Shifting Entities

Leunora Salihu

31.08.2020 - 25.10.2020

Leunora Salihu entwickelt ihre skulpturalen Arbeiten anhand elementarer Themen der Bildhauerei, wie dem Verhältnis von Raum und Umraum, Bewegung in der statischen Form sowie Skulptur und Sockel. Dabei werden handwerklich seriell gefertigte Elemente zu modularen Systemen und skulpturalen Körpern verbunden.

 

Salihus Objekte sind Fortführungen von vertrauten Formen, deren Ausgangspunkte sowohl Proportionen des menschlichen Körpers, als auch architektonische Urtypen menschlicher Behausungen sein können.

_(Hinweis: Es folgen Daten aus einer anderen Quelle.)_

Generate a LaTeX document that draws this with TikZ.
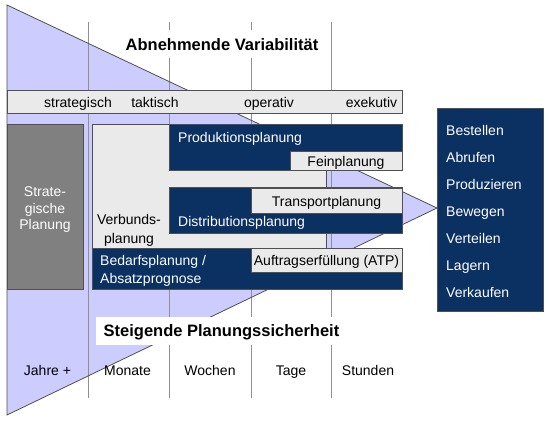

Sich an diesen archetypischen Modellen orientierend, greift sie auf ursprüngliche, erdbasierte Materialien wie Keramik oder Holz zurück. Die Erfahrung, die sie mit charakteristischen Eigenheiten eines Stoffes macht, werden auf das nächste Material übertragen. Auf dieses Wesensmerkmal ihrer künstlerischen Praxis möchte auch der Ausstellungstitel Shifting Entitiesverweisen – so kann die Beschäftigung mit Ton, einem weichen, viele Prozesse durchlaufendes Material zu einer Suche nach dem Weichen und Beweglichen im zunächst starr erscheinenden Holz führen. Darüber hinaus eröffnet der Begriff der Entität, die Frage nach der Behauptung in Relation zum Anderen. In diesem Zusammenhang stellt Salihu ihre Skulpturen in ein stetiges Spannungsverhältnis physikalischer Gegensätze wie Leichtigkeit und Schwere, Anziehung und Ausdehnung, die sie potenziert und austariert einander gegenüberstellt. Nichts bleibt isoliert, sondern steht immer in Beziehung zu einer anderen Kraft.

 

Ihre experimentelle Arbeitsweise schafft ein nuanciert verknüpftes Ensemble an Skulpturen eines vielschichtigen Vokabulars aus organischen und konstruktiven Formen, deren Entwicklungen sich aneinander ablesen lassen und sich fortwährend an den Parametern des Materials orientieren. Nie hermetisch, stehen ihre Raumkörper in einem dynamischen Beziehungsgeflecht von Ein- und Ausschließung, welches das Verhältnis von Objekten und Subjekten aufgreift.

 

Die Zeichnungen von Leunora Salihu kennzeichnen sich durch ein Interesse an biologischen und geologischen Prozessen sowie dem Verhältnis von Mensch und Architektur. Sie deuten Räume an, erinnern an Querschnitte kreatürlicher Körper oder seismographischer Eruptionen und entziehen sich gleichzeitig einer eindeutigen Zuordnung. Losgelöst von bildhauerischen Problemstellungen der Schwerkraft widmet sich die Künstlerin der Befragung tragender Strukturen und ihrer Prinzipien der Wiederholung. Dabei ist es möglich, dass Salihu beispielsweise die Konstruktion eines Pilzhutes sowohl auf seine additiven Anordnungen als auch mögliche Bewohnbarkeit untersucht oder anatomische Elemente, die wie Gliedmaßen von Insekten aussehen, mit zellulären Strukturen verbindet. Es entstehen hybride Körper, die einmal in Bewegung versetzt vermeintlich fixierte Grenzziehungen zu untergraben scheinen. 

 

Leunora Salihu arbeitet forschend, stets auf der Suche nach den Möglichkeiten von Form- und Materialentfaltung, die sie mit den realen und imaginären Räumen und ihren Gesetzmäßigkeiten in einen Dialog treten lässt.

 

Leunora Salihu wurde 1977 in Pristina, Kosovo geboren und lebt und arbeitet in Düsseldorf. Ihr Studium der Bildhauerei absolvierte sie an der Kunstakademie Düsseldorf. Zuletzt wurde Salihus Arbeit durch den Lothar-Fischer-Preis (2017) ausgezeichnet. Neben diversen Beteiligungen an internationalen Gruppenausstellungen, hatte sie Einzelausstellungen in Institutionen wie dem Museum Lothar Fischer (2018), der Kunstsammlung Nordrhein-Westfalen, K21 (2017), The National Gallery of Kosovo (2017) sowie dem Lehmbruck Museum (2011/12). Nach Shifting Entities in der Sammlung Philara wird im Frühjahr 2021 eine Einzelausstellung von Leunora Salihu im Skulpturenpark Waldfrieden folgen.